__THE REQUEST__: Pull out all lines from the listing below in which the word "code" appears.

__AVAILABLE DATA__:

-- Begin --

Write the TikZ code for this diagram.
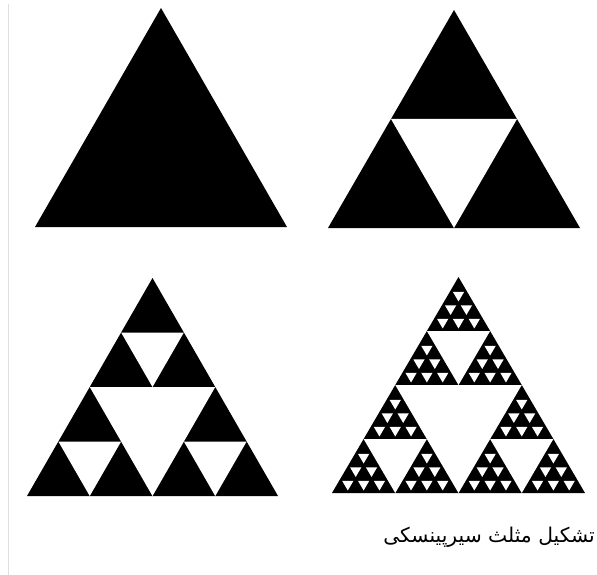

-- End --
-- Begin --

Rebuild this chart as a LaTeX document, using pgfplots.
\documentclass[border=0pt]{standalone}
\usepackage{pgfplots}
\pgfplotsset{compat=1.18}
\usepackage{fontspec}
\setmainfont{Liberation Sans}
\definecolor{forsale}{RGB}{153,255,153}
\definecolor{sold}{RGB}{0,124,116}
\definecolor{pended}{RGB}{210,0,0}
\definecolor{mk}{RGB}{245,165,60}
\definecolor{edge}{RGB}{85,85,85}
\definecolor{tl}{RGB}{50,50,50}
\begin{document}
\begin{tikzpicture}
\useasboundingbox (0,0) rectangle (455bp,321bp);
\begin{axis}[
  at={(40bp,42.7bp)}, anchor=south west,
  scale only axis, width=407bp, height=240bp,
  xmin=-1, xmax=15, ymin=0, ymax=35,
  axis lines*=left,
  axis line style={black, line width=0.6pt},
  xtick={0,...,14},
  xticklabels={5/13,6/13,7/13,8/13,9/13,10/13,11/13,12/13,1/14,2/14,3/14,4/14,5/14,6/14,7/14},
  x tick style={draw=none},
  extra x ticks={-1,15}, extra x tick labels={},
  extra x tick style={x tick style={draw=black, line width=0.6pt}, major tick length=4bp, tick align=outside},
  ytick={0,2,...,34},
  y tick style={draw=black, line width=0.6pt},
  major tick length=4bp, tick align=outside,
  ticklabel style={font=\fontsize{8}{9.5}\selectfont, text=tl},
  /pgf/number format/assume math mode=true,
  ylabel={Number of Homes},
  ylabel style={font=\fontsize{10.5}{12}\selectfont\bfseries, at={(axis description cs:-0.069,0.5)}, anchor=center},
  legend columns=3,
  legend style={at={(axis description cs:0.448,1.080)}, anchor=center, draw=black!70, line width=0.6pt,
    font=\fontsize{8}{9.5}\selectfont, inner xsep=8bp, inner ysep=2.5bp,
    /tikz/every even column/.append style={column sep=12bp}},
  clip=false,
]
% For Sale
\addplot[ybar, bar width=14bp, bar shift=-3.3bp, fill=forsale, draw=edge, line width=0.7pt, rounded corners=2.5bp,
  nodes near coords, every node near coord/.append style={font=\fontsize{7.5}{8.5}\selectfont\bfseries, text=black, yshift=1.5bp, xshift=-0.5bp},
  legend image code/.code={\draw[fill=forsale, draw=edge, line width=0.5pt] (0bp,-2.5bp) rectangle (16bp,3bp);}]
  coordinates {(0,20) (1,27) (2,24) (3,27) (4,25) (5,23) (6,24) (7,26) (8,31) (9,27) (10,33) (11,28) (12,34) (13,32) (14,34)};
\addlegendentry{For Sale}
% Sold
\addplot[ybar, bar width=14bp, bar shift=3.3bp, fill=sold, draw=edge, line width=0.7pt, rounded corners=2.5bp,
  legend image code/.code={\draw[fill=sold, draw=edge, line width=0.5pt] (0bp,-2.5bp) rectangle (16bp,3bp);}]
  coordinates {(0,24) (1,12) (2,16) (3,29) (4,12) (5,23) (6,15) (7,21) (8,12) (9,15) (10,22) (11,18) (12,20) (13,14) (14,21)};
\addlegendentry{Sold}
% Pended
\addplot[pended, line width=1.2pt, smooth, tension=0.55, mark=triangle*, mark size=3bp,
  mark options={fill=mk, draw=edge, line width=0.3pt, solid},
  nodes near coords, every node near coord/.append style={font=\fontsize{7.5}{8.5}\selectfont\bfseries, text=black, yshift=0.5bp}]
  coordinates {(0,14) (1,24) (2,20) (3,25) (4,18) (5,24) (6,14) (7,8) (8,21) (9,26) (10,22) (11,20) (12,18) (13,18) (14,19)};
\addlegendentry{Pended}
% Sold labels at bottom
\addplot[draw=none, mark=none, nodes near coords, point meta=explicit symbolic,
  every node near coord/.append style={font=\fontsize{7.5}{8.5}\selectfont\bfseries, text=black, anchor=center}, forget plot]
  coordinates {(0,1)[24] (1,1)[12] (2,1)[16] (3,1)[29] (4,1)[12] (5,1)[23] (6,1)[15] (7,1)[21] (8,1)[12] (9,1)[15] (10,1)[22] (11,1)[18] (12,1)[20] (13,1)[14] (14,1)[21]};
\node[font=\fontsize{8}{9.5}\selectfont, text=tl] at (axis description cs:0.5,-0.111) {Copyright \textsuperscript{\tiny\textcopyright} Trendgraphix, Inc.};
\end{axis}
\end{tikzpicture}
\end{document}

-- End --

__ANSWER FOR THE TASK__:
Write the TikZ code for this diagram.
  legend image code/.code={\draw[fill=forsale, draw=edge, line width=0.5pt] (0bp,-2.5bp) rectangle (16bp,3bp);}]
  legend image code/.code={\draw[fill=sold, draw=edge, line width=0.5pt] (0bp,-2.5bp) rectangle (16bp,3bp);}]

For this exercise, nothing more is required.